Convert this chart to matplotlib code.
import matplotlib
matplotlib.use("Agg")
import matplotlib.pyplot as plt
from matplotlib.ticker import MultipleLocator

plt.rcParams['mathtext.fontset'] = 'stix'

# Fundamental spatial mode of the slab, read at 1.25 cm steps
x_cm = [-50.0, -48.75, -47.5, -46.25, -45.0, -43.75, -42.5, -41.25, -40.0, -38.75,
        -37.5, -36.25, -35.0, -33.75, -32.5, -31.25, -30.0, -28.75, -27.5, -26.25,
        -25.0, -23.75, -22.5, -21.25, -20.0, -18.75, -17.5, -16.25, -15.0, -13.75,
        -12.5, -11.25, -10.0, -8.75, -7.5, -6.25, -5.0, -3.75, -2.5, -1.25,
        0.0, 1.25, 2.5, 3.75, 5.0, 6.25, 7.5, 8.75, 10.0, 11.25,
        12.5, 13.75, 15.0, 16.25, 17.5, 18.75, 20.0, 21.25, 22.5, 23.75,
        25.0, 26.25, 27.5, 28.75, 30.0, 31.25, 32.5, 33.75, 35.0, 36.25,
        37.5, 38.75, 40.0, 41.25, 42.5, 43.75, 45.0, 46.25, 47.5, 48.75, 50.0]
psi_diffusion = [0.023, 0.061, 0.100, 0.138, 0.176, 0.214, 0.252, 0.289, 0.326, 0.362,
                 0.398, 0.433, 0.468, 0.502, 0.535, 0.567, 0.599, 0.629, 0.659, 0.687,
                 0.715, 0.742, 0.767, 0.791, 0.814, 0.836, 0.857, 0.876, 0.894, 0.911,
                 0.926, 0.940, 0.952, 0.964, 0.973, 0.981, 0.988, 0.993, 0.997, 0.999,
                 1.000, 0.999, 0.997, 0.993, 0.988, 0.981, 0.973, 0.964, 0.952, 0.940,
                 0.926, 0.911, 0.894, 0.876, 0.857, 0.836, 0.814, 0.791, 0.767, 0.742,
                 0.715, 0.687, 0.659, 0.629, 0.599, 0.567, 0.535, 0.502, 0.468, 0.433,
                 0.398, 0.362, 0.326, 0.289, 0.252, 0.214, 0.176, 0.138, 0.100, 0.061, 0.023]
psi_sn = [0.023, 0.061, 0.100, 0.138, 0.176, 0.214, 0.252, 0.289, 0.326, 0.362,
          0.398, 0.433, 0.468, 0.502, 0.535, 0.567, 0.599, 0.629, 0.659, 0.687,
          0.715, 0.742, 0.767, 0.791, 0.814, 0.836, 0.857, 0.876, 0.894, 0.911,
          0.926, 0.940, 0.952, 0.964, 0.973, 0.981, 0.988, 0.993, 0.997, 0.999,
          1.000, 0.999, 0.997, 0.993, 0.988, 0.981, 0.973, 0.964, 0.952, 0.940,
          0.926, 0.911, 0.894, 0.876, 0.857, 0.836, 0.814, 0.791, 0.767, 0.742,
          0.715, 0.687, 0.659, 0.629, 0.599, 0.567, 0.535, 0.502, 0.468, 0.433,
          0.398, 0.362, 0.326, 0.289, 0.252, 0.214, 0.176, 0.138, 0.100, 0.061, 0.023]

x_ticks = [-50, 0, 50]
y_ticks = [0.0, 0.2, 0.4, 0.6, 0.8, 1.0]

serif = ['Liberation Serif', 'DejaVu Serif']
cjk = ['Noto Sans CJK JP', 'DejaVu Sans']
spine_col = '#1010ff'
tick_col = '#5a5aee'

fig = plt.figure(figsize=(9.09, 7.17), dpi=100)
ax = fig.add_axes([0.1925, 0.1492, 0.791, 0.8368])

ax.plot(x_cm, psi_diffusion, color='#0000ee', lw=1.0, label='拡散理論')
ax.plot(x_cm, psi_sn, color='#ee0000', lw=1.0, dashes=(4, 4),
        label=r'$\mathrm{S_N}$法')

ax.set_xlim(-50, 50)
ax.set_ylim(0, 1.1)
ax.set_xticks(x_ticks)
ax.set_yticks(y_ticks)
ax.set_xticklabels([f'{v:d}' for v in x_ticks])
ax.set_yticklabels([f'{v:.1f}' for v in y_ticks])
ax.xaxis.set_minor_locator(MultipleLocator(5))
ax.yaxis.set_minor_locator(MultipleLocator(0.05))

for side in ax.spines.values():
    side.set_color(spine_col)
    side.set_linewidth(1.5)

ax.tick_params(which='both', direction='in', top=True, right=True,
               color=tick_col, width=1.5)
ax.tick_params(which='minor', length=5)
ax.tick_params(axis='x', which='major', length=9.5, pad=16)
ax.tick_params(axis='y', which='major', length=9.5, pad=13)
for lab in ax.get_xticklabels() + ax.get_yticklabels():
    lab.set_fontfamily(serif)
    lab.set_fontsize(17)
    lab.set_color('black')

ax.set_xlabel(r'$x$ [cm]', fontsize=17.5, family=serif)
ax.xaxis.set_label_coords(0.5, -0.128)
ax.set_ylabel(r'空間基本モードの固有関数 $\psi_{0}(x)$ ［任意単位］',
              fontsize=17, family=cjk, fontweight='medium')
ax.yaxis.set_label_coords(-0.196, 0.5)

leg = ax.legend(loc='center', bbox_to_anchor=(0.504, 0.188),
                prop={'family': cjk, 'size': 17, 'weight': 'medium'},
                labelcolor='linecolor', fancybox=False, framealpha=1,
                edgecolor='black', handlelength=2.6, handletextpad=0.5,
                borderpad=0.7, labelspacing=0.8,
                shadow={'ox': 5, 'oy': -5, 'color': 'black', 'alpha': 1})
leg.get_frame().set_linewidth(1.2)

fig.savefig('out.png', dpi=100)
══════
**EXERCISE GOAL**
Restate the whole of the material exactly.

**TASK RESULT**
Convert this chart to matplotlib code.
import matplotlib
matplotlib.use("Agg")
import matplotlib.pyplot as plt
from matplotlib.ticker import MultipleLocator

plt.rcParams['mathtext.fontset'] = 'stix'

# Fundamental spatial mode of the slab, read at 1.25 cm steps
x_cm = [-50.0, -48.75, -47.5, -46.25, -45.0, -43.75, -42.5, -41.25, -40.0, -38.75,
        -37.5, -36.25, -35.0, -33.75, -32.5, -31.25, -30.0, -28.75, -27.5, -26.25,
        -25.0, -23.75, -22.5, -21.25, -20.0, -18.75, -17.5, -16.25, -15.0, -13.75,
        -12.5, -11.25, -10.0, -8.75, -7.5, -6.25, -5.0, -3.75, -2.5, -1.25,
        0.0, 1.25, 2.5, 3.75, 5.0, 6.25, 7.5, 8.75, 10.0, 11.25,
        12.5, 13.75, 15.0, 16.25, 17.5, 18.75, 20.0, 21.25, 22.5, 23.75,
        25.0, 26.25, 27.5, 28.75, 30.0, 31.25, 32.5, 33.75, 35.0, 36.25,
        37.5, 38.75, 40.0, 41.25, 42.5, 43.75, 45.0, 46.25, 47.5, 48.75, 50.0]
psi_diffusion = [0.023, 0.061, 0.100, 0.138, 0.176, 0.214, 0.252, 0.289, 0.326, 0.362,
                 0.398, 0.433, 0.468, 0.502, 0.535, 0.567, 0.599, 0.629, 0.659, 0.687,
                 0.715, 0.742, 0.767, 0.791, 0.814, 0.836, 0.857, 0.876, 0.894, 0.911,
                 0.926, 0.940, 0.952, 0.964, 0.973, 0.981, 0.988, 0.993, 0.997, 0.999,
                 1.000, 0.999, 0.997, 0.993, 0.988, 0.981, 0.973, 0.964, 0.952, 0.940,
                 0.926, 0.911, 0.894, 0.876, 0.857, 0.836, 0.814, 0.791, 0.767, 0.742,
                 0.715, 0.687, 0.659, 0.629, 0.599, 0.567, 0.535, 0.502, 0.468, 0.433,
                 0.398, 0.362, 0.326, 0.289, 0.252, 0.214, 0.176, 0.138, 0.100, 0.061, 0.023]
psi_sn = [0.023, 0.061, 0.100, 0.138, 0.176, 0.214, 0.252, 0.289, 0.326, 0.362,
          0.398, 0.433, 0.468, 0.502, 0.535, 0.567, 0.599, 0.629, 0.659, 0.687,
          0.715, 0.742, 0.767, 0.791, 0.814, 0.836, 0.857, 0.876, 0.894, 0.911,
          0.926, 0.940, 0.952, 0.964, 0.973, 0.981, 0.988, 0.993, 0.997, 0.999,
          1.000, 0.999, 0.997, 0.993, 0.988, 0.981, 0.973, 0.964, 0.952, 0.940,
          0.926, 0.911, 0.894, 0.876, 0.857, 0.836, 0.814, 0.791, 0.767, 0.742,
          0.715, 0.687, 0.659, 0.629, 0.599, 0.567, 0.535, 0.502, 0.468, 0.433,
          0.398, 0.362, 0.326, 0.289, 0.252, 0.214, 0.176, 0.138, 0.100, 0.061, 0.023]

x_ticks = [-50, 0, 50]
y_ticks = [0.0, 0.2, 0.4, 0.6, 0.8, 1.0]

serif = ['Liberation Serif', 'DejaVu Serif']
cjk = ['Noto Sans CJK JP', 'DejaVu Sans']
spine_col = '#1010ff'
tick_col = '#5a5aee'

fig = plt.figure(figsize=(9.09, 7.17), dpi=100)
ax = fig.add_axes([0.1925, 0.1492, 0.791, 0.8368])

ax.plot(x_cm, psi_diffusion, color='#0000ee', lw=1.0, label='拡散理論')
ax.plot(x_cm, psi_sn, color='#ee0000', lw=1.0, dashes=(4, 4),
        label=r'$\mathrm{S_N}$法')

ax.set_xlim(-50, 50)
ax.set_ylim(0, 1.1)
ax.set_xticks(x_ticks)
ax.set_yticks(y_ticks)
ax.set_xticklabels([f'{v:d}' for v in x_ticks])
ax.set_yticklabels([f'{v:.1f}' for v in y_ticks])
ax.xaxis.set_minor_locator(MultipleLocator(5))
ax.yaxis.set_minor_locator(MultipleLocator(0.05))

for side in ax.spines.values():
    side.set_color(spine_col)
    side.set_linewidth(1.5)

ax.tick_params(which='both', direction='in', top=True, right=True,
               color=tick_col, width=1.5)
ax.tick_params(which='minor', length=5)
ax.tick_params(axis='x', which='major', length=9.5, pad=16)
ax.tick_params(axis='y', which='major', length=9.5, pad=13)
for lab in ax.get_xticklabels() + ax.get_yticklabels():
    lab.set_fontfamily(serif)
    lab.set_fontsize(17)
    lab.set_color('black')

ax.set_xlabel(r'$x$ [cm]', fontsize=17.5, family=serif)
ax.xaxis.set_label_coords(0.5, -0.128)
ax.set_ylabel(r'空間基本モードの固有関数 $\psi_{0}(x)$ ［任意単位］',
              fontsize=17, family=cjk, fontweight='medium')
ax.yaxis.set_label_coords(-0.196, 0.5)

leg = ax.legend(loc='center', bbox_to_anchor=(0.504, 0.188),
                prop={'family': cjk, 'size': 17, 'weight': 'medium'},
                labelcolor='linecolor', fancybox=False, framealpha=1,
                edgecolor='black', handlelength=2.6, handletextpad=0.5,
                borderpad=0.7, labelspacing=0.8,
                shadow={'ox': 5, 'oy': -5, 'color': 'black', 'alpha': 1})
leg.get_frame().set_linewidth(1.2)

fig.savefig('out.png', dpi=100)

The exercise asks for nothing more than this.